[Rows from a dataset of charts and code]
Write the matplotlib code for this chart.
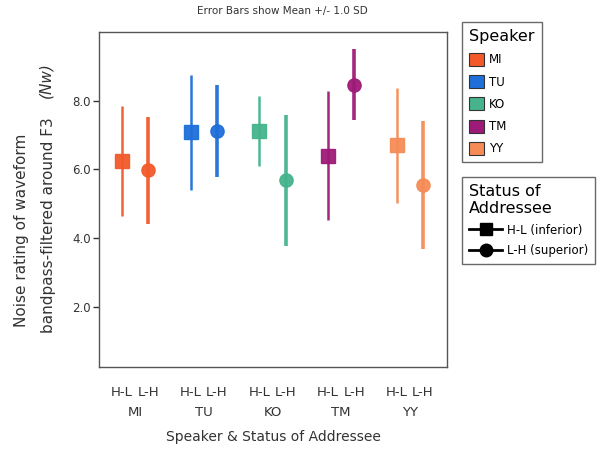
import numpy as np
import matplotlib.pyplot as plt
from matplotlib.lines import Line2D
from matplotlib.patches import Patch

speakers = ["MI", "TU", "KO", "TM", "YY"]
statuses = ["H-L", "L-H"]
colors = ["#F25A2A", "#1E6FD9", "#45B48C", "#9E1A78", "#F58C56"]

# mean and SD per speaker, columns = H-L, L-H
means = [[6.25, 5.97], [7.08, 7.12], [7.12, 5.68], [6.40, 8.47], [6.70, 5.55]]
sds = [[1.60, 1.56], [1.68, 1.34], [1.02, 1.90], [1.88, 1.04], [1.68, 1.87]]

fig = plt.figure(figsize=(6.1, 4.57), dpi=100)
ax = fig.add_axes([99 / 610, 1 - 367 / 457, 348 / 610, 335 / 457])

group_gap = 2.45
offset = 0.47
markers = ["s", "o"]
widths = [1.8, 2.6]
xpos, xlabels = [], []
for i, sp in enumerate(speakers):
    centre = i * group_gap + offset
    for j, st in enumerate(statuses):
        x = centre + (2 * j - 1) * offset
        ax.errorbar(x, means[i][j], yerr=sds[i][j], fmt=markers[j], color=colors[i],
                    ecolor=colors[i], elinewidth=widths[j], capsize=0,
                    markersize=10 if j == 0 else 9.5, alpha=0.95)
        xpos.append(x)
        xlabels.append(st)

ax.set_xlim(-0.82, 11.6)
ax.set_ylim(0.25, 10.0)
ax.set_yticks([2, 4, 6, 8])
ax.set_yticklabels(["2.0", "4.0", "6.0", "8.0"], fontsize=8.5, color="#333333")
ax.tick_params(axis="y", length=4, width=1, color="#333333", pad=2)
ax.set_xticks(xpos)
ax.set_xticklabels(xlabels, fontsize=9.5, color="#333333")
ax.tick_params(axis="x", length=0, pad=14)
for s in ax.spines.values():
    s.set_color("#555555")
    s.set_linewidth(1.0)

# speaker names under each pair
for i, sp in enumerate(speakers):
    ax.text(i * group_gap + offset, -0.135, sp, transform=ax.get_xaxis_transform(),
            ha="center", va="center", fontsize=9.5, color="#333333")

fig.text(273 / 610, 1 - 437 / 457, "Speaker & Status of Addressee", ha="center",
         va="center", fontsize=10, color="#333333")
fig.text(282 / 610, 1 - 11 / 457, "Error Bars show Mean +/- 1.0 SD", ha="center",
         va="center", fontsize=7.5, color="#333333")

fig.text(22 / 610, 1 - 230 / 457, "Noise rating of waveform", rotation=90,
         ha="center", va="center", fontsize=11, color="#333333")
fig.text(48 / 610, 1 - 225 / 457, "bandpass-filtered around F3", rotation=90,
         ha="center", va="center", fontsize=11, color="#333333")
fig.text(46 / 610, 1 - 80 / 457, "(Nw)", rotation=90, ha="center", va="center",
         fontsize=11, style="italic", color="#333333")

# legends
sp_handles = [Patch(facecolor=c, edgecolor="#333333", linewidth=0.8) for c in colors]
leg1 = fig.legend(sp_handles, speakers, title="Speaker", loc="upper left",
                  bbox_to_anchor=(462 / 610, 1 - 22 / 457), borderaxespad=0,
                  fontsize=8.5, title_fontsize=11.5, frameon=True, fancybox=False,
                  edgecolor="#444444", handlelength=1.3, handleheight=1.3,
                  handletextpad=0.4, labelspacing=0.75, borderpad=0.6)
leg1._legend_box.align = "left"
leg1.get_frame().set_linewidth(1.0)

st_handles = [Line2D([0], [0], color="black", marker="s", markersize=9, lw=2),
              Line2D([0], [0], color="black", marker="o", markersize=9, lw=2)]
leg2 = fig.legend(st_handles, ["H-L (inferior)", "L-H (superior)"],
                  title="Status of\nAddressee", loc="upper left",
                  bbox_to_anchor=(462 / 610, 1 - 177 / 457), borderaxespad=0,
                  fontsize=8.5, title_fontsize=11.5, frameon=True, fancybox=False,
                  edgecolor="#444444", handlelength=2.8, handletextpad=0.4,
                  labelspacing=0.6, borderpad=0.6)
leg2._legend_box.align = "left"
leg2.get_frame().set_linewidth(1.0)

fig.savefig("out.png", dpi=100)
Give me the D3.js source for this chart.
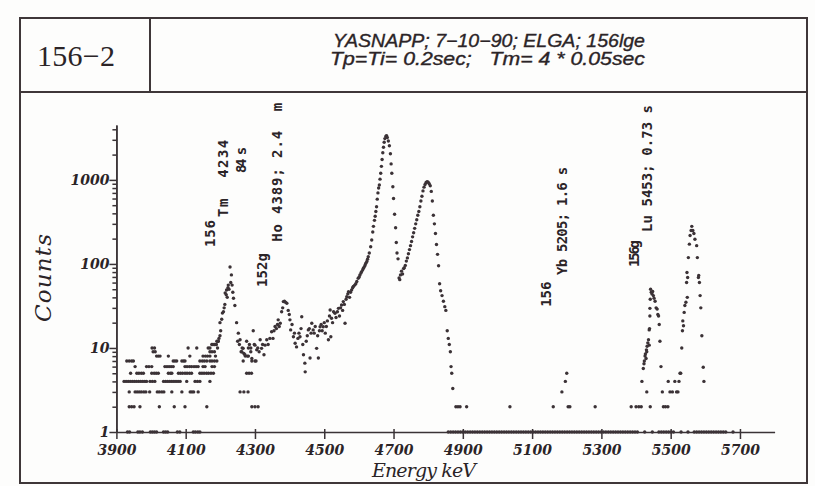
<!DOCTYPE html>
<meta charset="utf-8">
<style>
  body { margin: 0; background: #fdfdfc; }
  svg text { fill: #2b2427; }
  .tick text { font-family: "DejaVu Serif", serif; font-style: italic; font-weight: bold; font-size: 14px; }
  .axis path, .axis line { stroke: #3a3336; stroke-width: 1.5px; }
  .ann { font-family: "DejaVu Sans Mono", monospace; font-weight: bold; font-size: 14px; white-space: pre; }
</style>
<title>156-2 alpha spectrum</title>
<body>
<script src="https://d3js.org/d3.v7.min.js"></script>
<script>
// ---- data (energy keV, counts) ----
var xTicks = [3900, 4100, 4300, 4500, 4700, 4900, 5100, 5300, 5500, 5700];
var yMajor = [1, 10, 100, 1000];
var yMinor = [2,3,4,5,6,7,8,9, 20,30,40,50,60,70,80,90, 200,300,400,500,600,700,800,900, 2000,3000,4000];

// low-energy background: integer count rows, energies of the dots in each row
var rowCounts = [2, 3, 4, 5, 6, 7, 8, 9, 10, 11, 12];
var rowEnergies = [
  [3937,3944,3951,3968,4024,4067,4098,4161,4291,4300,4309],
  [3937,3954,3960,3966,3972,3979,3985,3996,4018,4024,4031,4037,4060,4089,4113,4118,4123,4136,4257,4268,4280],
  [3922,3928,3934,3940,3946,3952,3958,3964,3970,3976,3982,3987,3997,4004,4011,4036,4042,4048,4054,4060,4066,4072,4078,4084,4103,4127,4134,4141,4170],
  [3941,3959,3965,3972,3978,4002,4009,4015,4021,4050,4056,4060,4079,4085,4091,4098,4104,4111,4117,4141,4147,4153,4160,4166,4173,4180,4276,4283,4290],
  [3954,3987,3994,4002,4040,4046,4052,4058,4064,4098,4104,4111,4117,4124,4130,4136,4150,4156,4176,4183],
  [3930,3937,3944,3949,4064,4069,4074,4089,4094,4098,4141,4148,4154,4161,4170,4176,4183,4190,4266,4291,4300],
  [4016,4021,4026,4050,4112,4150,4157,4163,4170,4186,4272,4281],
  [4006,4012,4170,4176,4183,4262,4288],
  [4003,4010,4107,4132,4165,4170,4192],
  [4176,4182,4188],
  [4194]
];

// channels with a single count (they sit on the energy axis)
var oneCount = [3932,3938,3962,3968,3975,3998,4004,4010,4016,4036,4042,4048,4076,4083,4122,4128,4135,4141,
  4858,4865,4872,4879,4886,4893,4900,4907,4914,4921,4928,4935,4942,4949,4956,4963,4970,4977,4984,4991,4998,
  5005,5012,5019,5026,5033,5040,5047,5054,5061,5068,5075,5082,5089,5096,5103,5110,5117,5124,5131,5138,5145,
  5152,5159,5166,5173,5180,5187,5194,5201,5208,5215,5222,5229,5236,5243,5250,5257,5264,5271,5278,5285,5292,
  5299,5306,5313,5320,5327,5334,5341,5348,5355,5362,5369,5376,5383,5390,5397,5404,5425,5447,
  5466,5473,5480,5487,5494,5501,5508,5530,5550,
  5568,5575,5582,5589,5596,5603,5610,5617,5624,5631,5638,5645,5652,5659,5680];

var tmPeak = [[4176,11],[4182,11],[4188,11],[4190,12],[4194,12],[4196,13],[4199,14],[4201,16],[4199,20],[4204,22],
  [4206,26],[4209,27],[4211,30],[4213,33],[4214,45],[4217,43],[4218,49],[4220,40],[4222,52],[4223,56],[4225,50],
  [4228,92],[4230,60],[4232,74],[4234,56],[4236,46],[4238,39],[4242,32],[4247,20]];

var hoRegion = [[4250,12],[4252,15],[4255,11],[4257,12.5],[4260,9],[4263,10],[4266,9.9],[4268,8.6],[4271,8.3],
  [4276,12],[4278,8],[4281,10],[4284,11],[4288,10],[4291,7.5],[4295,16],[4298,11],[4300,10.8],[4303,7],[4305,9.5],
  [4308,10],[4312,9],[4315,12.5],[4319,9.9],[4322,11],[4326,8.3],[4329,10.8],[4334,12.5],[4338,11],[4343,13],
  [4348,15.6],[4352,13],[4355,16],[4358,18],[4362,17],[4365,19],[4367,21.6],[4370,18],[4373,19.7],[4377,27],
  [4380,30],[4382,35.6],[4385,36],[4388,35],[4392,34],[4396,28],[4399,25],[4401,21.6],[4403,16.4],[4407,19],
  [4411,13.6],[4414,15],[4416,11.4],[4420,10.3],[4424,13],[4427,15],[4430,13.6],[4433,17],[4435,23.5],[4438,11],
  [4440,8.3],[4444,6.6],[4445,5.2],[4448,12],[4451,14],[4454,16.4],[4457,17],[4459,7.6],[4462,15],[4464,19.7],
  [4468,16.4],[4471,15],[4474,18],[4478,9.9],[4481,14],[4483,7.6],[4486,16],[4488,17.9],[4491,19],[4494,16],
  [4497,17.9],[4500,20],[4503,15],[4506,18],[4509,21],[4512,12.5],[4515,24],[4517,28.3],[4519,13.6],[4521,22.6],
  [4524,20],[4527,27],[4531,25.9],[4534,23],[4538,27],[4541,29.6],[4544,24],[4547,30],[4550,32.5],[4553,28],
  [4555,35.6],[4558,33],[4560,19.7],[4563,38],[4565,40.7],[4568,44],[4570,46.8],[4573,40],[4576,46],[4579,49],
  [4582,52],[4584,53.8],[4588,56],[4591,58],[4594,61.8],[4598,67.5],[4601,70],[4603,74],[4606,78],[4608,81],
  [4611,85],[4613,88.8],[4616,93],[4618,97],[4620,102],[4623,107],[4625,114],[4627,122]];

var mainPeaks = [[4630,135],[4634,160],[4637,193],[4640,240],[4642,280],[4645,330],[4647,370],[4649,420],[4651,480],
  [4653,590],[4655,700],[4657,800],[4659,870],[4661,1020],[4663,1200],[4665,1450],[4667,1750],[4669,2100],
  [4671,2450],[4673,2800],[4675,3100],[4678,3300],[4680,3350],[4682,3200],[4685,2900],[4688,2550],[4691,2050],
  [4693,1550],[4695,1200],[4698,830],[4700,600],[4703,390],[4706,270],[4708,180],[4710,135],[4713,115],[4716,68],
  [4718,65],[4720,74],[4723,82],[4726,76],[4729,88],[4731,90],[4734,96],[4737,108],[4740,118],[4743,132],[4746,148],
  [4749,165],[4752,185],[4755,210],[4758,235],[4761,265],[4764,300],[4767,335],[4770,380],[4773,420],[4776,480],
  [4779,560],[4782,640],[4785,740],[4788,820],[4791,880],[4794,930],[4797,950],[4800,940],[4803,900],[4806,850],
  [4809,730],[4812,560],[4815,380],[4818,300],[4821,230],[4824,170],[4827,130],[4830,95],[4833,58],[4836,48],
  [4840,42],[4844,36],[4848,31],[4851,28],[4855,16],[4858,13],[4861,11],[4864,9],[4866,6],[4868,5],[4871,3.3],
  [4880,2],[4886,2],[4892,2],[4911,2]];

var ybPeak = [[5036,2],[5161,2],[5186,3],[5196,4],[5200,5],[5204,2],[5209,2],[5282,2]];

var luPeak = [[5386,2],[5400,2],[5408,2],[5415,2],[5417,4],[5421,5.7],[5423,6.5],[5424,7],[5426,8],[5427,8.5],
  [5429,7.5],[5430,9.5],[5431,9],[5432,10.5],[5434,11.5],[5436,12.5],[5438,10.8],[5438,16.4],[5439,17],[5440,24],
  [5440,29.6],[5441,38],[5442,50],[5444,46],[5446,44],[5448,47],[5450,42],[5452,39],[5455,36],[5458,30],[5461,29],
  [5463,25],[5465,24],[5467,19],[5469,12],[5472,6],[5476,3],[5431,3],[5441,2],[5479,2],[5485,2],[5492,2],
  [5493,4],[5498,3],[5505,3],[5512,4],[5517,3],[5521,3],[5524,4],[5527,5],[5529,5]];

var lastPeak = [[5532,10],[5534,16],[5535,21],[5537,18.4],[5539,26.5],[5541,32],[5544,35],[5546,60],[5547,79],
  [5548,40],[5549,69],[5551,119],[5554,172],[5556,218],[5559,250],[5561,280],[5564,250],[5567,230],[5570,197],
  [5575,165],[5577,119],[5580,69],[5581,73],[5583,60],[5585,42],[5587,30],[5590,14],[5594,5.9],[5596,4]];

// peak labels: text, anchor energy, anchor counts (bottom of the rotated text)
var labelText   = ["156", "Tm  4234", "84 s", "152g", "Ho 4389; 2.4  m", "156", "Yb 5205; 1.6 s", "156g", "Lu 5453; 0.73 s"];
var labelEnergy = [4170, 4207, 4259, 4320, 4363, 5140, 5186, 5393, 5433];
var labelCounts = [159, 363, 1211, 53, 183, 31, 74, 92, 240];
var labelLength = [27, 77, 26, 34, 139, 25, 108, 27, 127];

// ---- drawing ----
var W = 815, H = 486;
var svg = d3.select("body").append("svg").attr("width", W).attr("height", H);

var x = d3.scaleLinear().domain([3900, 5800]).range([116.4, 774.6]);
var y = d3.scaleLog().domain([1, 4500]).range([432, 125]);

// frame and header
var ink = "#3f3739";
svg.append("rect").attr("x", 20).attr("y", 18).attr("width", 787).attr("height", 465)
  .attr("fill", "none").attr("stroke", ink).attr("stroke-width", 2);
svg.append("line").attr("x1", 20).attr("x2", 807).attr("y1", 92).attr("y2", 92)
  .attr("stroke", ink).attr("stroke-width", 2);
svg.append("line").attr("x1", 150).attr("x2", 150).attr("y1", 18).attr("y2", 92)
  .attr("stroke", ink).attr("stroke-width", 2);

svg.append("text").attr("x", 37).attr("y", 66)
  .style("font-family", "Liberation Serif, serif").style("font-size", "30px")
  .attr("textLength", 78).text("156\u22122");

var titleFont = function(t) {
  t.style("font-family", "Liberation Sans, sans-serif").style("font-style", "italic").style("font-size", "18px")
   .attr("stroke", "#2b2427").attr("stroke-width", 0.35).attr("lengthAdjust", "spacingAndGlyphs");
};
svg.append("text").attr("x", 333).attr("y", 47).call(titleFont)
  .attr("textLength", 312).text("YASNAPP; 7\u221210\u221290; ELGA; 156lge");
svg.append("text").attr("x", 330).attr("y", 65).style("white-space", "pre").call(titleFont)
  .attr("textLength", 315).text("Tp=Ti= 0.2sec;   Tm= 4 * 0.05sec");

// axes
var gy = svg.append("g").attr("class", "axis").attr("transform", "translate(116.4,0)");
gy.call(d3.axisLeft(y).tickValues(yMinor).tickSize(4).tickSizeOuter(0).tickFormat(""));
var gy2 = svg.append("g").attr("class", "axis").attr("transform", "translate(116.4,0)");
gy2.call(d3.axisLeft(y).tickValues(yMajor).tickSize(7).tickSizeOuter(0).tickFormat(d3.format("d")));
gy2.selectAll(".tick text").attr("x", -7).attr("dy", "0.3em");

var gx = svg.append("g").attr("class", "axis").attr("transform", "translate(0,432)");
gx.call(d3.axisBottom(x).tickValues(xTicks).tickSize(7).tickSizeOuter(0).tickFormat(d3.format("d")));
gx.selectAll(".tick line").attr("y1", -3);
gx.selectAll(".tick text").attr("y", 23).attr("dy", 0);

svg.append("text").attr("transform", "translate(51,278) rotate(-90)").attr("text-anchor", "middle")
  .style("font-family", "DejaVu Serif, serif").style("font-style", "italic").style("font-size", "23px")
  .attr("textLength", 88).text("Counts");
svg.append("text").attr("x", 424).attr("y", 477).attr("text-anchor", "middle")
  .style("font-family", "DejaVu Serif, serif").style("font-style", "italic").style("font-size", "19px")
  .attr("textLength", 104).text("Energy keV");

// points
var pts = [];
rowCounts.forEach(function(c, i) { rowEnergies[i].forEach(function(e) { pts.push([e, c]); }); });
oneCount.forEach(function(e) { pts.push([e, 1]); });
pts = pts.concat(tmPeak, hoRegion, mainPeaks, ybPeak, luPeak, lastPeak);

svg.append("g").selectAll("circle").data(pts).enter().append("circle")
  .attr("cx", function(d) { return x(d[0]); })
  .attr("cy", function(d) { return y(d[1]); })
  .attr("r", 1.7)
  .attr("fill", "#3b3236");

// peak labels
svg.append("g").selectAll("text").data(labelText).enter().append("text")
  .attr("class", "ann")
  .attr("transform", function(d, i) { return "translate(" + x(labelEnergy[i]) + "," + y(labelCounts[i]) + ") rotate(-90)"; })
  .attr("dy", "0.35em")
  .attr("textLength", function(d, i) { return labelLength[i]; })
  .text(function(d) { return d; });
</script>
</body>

PROBLEM DETAILS ▸ Repeat only the lines between the top of the entries above and the line containing "ax = fig.add_axes([99", both ends included, without the pictures.

FULL ANSWER ▸
Write the matplotlib code for this chart.
import numpy as np
import matplotlib.pyplot as plt
from matplotlib.lines import Line2D
from matplotlib.patches import Patch

speakers = ["MI", "TU", "KO", "TM", "YY"]
statuses = ["H-L", "L-H"]
colors = ["#F25A2A", "#1E6FD9", "#45B48C", "#9E1A78", "#F58C56"]

# mean and SD per speaker, columns = H-L, L-H
means = [[6.25, 5.97], [7.08, 7.12], [7.12, 5.68], [6.40, 8.47], [6.70, 5.55]]
sds = [[1.60, 1.56], [1.68, 1.34], [1.02, 1.90], [1.88, 1.04], [1.68, 1.87]]

fig = plt.figure(figsize=(6.1, 4.57), dpi=100)
ax = fig.add_axes([99 / 610, 1 - 367 / 457, 348 / 610, 335 / 457])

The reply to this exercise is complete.